▸ TASK GOAL
Repeat the full listing below verbatim and keep the images out.

━━━━━━━━━━

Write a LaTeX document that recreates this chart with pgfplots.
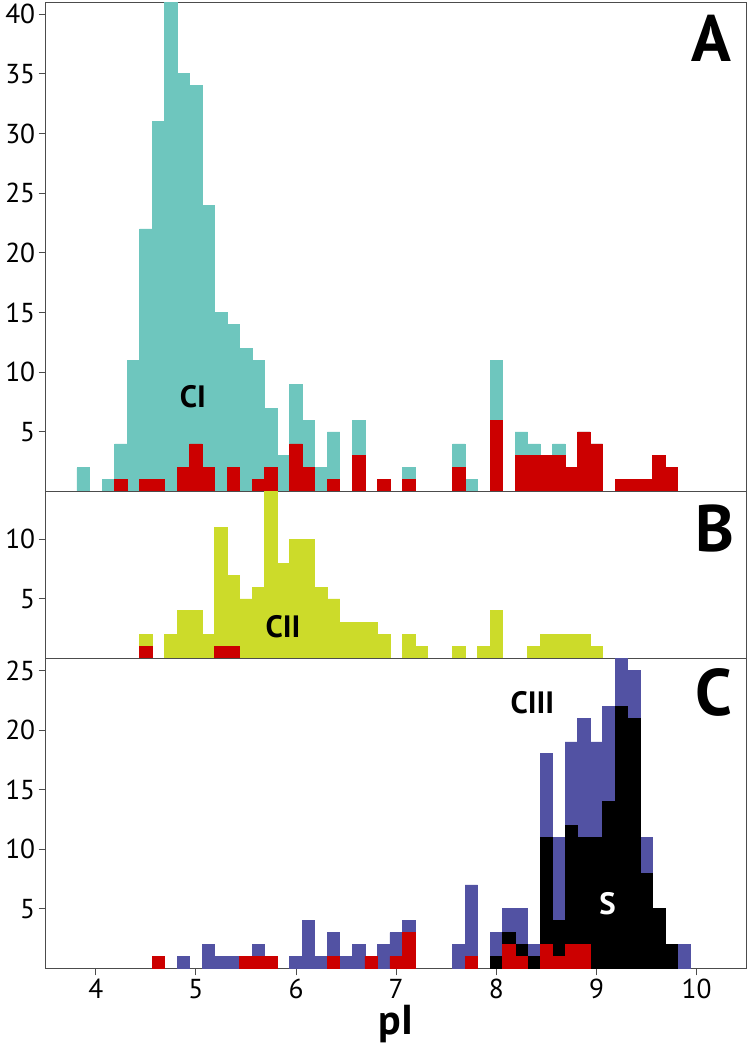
\documentclass[border=0pt]{standalone}
\usepackage{fontspec}
\setmainfont{PT Sans}
\usepackage{pgfplots}
\pgfplotsset{compat=1.18}
\definecolor{cteal}{RGB}{110,198,190}
\definecolor{cred}{RGB}{204,0,0}
\definecolor{cyel}{RGB}{204,219,42}
\definecolor{cblue}{RGB}{82,82,163}
\pgfplotsset{
  panel/.style={
    scale only axis, width=701bp, xmin=3.5, xmax=10.5, ymin=0,
    axis line style={black!70, line width=1bp},
    tick style={black!70, line width=1bp},
    tick align=outside, major tick length=7bp,
    ytick pos=left, xtick pos=lower,
    /pgf/number format/assume math mode=true,
    tick label style={font=\fontsize{27.5}{27.5}\selectfont},
    clip=true,
  },
  hb/.style={ybar, bar width=0.125, bar shift=0pt, fill=#1, draw=#1, line width=0.8bp},
}
\begin{document}
\begin{tikzpicture}
\useasboundingbox (0,0) rectangle (750bp,-1053bp);
% Panel A
\begin{axis}[panel, at={(45.7bp,-2.7bp)}, anchor=north west, height=489bp,
  ymax=40.95, ytick={5,10,...,40}, xtick=\empty]
\addplot[hb=cteal] coordinates {(3.875,2)(4.125,1)(4.25,4)(4.375,11)(4.5,22)(4.625,31)(4.75,42)(4.875,35)(5.0,34)(5.125,24)(5.25,15)(5.375,14)(5.5,12)(5.625,11)(5.75,7)(5.875,3)(6.0,9)(6.125,6)(6.25,2)(6.375,5)(6.625,6)(6.875,1)(7.125,2)(7.625,4)(7.75,1)(8.0,11)(8.25,5)(8.375,4)(8.5,3)(8.625,4)(8.75,2)(8.875,5)(9.0,4)(9.25,1)(9.375,1)(9.5,1)(9.625,3)(9.75,2)};
\addplot[hb=cred] coordinates {(4.25,1)(4.5,1)(4.625,1)(4.875,2)(5.0,4)(5.125,2)(5.375,2)(5.625,1)(5.75,2)(6.0,4)(6.125,2)(6.375,1)(6.625,3)(6.875,1)(7.125,1)(7.625,2)(8.0,6)(8.25,3)(8.375,3)(8.5,3)(8.625,3)(8.75,2)(8.875,5)(9.0,4)(9.25,1)(9.375,1)(9.5,1)(9.625,3)(9.75,2)};
\node[font=\fontsize{66}{66}\selectfont\bfseries] at (rel axis cs:0.950,0.927) {A};
\node[font=\fontsize{31}{31}\selectfont\bfseries] at (axis cs:4.97,7.95) {CI};
\end{axis}
% Panel B
\begin{axis}[panel, at={(45.7bp,-491.7bp)}, anchor=north west, height=166.8bp,
  ymax=14, ytick={5,10}, xtick=\empty]
\addplot[hb=cyel] coordinates {(4.5,2)(4.75,2)(4.875,4)(5.0,4)(5.125,2)(5.25,11)(5.375,7)(5.5,5)(5.625,6)(5.75,15)(5.875,8)(6.0,10)(6.125,10)(6.25,6)(6.375,5)(6.5,3)(6.625,3)(6.75,3)(6.875,2)(7.125,2)(7.25,1)(7.625,1)(7.875,1)(8.0,4)(8.375,1)(8.5,2)(8.625,2)(8.75,2)(8.875,2)(9.0,1)};
\addplot[hb=cred] coordinates {(4.5,1)(5.25,1)(5.375,1)};
\node[font=\fontsize{66}{66}\selectfont\bfseries] at (rel axis cs:0.955,0.782) {B};
\node[font=\fontsize{31}{31}\selectfont\bfseries] at (axis cs:5.87,2.66) {CII};
\end{axis}
% Panel C
\begin{axis}[panel, at={(45.7bp,-658.5bp)}, anchor=north west, height=309.9bp,
  ymax=26, ytick={5,10,...,25}, xtick={4,5,...,10},
  xlabel={pI}, xlabel style={font=\fontsize{42}{42}\selectfont\bfseries}]
\addplot[hb=cblue] coordinates {(4.625,1)(4.875,1)(5.125,2)(5.25,1)(5.375,1)(5.5,1)(5.625,2)(5.75,1)(6.0,1)(6.125,4)(6.25,1)(6.375,3)(6.5,1)(6.625,2)(6.75,1)(6.875,2)(7.0,3)(7.125,4)(7.625,2)(7.75,7)(8.0,3)(8.125,5)(8.25,5)(8.375,2)(8.5,18)(8.625,11)(8.75,19)(8.875,21)(9.0,19)(9.125,22)(9.25,27)(9.375,25)(9.5,11)(9.625,5)(9.75,2)(9.875,2)};
\addplot[hb=black] coordinates {(8.0,1)(8.125,3)(8.25,2)(8.375,1)(8.5,11)(8.625,4)(8.75,12)(8.875,11)(9.0,11)(9.125,14)(9.25,22)(9.375,21)(9.5,8)(9.625,5)(9.75,2)};
\addplot[hb=cred] coordinates {(4.625,1)(5.5,1)(5.625,1)(5.75,1)(6.375,1)(6.75,1)(7.0,1)(7.125,3)(7.75,1)(8.125,2)(8.25,1)(8.5,2)(8.625,1)(8.75,2)(8.875,2)};
\node[font=\fontsize{66}{66}\selectfont\bfseries] at (rel axis cs:0.953,0.889) {C};
\node[font=\fontsize{31}{31}\selectfont\bfseries] at (axis cs:8.36,22.27) {CIII};
\node[font=\fontsize{31}{31}\selectfont\bfseries, text=white] at (axis cs:9.11,5.39) {S};
\end{axis}
\end{tikzpicture}
\end{document}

━━━━━━━━━━

▸ WRITTEN SOLUTION
Write a LaTeX document that recreates this chart with pgfplots.
\documentclass[border=0pt]{standalone}
\usepackage{fontspec}
\setmainfont{PT Sans}
\usepackage{pgfplots}
\pgfplotsset{compat=1.18}
\definecolor{cteal}{RGB}{110,198,190}
\definecolor{cred}{RGB}{204,0,0}
\definecolor{cyel}{RGB}{204,219,42}
\definecolor{cblue}{RGB}{82,82,163}
\pgfplotsset{
  panel/.style={
    scale only axis, width=701bp, xmin=3.5, xmax=10.5, ymin=0,
    axis line style={black!70, line width=1bp},
    tick style={black!70, line width=1bp},
    tick align=outside, major tick length=7bp,
    ytick pos=left, xtick pos=lower,
    /pgf/number format/assume math mode=true,
    tick label style={font=\fontsize{27.5}{27.5}\selectfont},
    clip=true,
  },
  hb/.style={ybar, bar width=0.125, bar shift=0pt, fill=#1, draw=#1, line width=0.8bp},
}
\begin{document}
\begin{tikzpicture}
\useasboundingbox (0,0) rectangle (750bp,-1053bp);
% Panel A
\begin{axis}[panel, at={(45.7bp,-2.7bp)}, anchor=north west, height=489bp,
  ymax=40.95, ytick={5,10,...,40}, xtick=\empty]
\addplot[hb=cteal] coordinates {(3.875,2)(4.125,1)(4.25,4)(4.375,11)(4.5,22)(4.625,31)(4.75,42)(4.875,35)(5.0,34)(5.125,24)(5.25,15)(5.375,14)(5.5,12)(5.625,11)(5.75,7)(5.875,3)(6.0,9)(6.125,6)(6.25,2)(6.375,5)(6.625,6)(6.875,1)(7.125,2)(7.625,4)(7.75,1)(8.0,11)(8.25,5)(8.375,4)(8.5,3)(8.625,4)(8.75,2)(8.875,5)(9.0,4)(9.25,1)(9.375,1)(9.5,1)(9.625,3)(9.75,2)};
\addplot[hb=cred] coordinates {(4.25,1)(4.5,1)(4.625,1)(4.875,2)(5.0,4)(5.125,2)(5.375,2)(5.625,1)(5.75,2)(6.0,4)(6.125,2)(6.375,1)(6.625,3)(6.875,1)(7.125,1)(7.625,2)(8.0,6)(8.25,3)(8.375,3)(8.5,3)(8.625,3)(8.75,2)(8.875,5)(9.0,4)(9.25,1)(9.375,1)(9.5,1)(9.625,3)(9.75,2)};
\node[font=\fontsize{66}{66}\selectfont\bfseries] at (rel axis cs:0.950,0.927) {A};
\node[font=\fontsize{31}{31}\selectfont\bfseries] at (axis cs:4.97,7.95) {CI};
\end{axis}
% Panel B
\begin{axis}[panel, at={(45.7bp,-491.7bp)}, anchor=north west, height=166.8bp,
  ymax=14, ytick={5,10}, xtick=\empty]
\addplot[hb=cyel] coordinates {(4.5,2)(4.75,2)(4.875,4)(5.0,4)(5.125,2)(5.25,11)(5.375,7)(5.5,5)(5.625,6)(5.75,15)(5.875,8)(6.0,10)(6.125,10)(6.25,6)(6.375,5)(6.5,3)(6.625,3)(6.75,3)(6.875,2)(7.125,2)(7.25,1)(7.625,1)(7.875,1)(8.0,4)(8.375,1)(8.5,2)(8.625,2)(8.75,2)(8.875,2)(9.0,1)};
\addplot[hb=cred] coordinates {(4.5,1)(5.25,1)(5.375,1)};
\node[font=\fontsize{66}{66}\selectfont\bfseries] at (rel axis cs:0.955,0.782) {B};
\node[font=\fontsize{31}{31}\selectfont\bfseries] at (axis cs:5.87,2.66) {CII};
\end{axis}
% Panel C
\begin{axis}[panel, at={(45.7bp,-658.5bp)}, anchor=north west, height=309.9bp,
  ymax=26, ytick={5,10,...,25}, xtick={4,5,...,10},
  xlabel={pI}, xlabel style={font=\fontsize{42}{42}\selectfont\bfseries}]
\addplot[hb=cblue] coordinates {(4.625,1)(4.875,1)(5.125,2)(5.25,1)(5.375,1)(5.5,1)(5.625,2)(5.75,1)(6.0,1)(6.125,4)(6.25,1)(6.375,3)(6.5,1)(6.625,2)(6.75,1)(6.875,2)(7.0,3)(7.125,4)(7.625,2)(7.75,7)(8.0,3)(8.125,5)(8.25,5)(8.375,2)(8.5,18)(8.625,11)(8.75,19)(8.875,21)(9.0,19)(9.125,22)(9.25,27)(9.375,25)(9.5,11)(9.625,5)(9.75,2)(9.875,2)};
\addplot[hb=black] coordinates {(8.0,1)(8.125,3)(8.25,2)(8.375,1)(8.5,11)(8.625,4)(8.75,12)(8.875,11)(9.0,11)(9.125,14)(9.25,22)(9.375,21)(9.5,8)(9.625,5)(9.75,2)};
\addplot[hb=cred] coordinates {(4.625,1)(5.5,1)(5.625,1)(5.75,1)(6.375,1)(6.75,1)(7.0,1)(7.125,3)(7.75,1)(8.125,2)(8.25,1)(8.5,2)(8.625,1)(8.75,2)(8.875,2)};
\node[font=\fontsize{66}{66}\selectfont\bfseries] at (rel axis cs:0.953,0.889) {C};
\node[font=\fontsize{31}{31}\selectfont\bfseries] at (axis cs:8.36,22.27) {CIII};
\node[font=\fontsize{31}{31}\selectfont\bfseries, text=white] at (axis cs:9.11,5.39) {S};
\end{axis}
\end{tikzpicture}
\end{document}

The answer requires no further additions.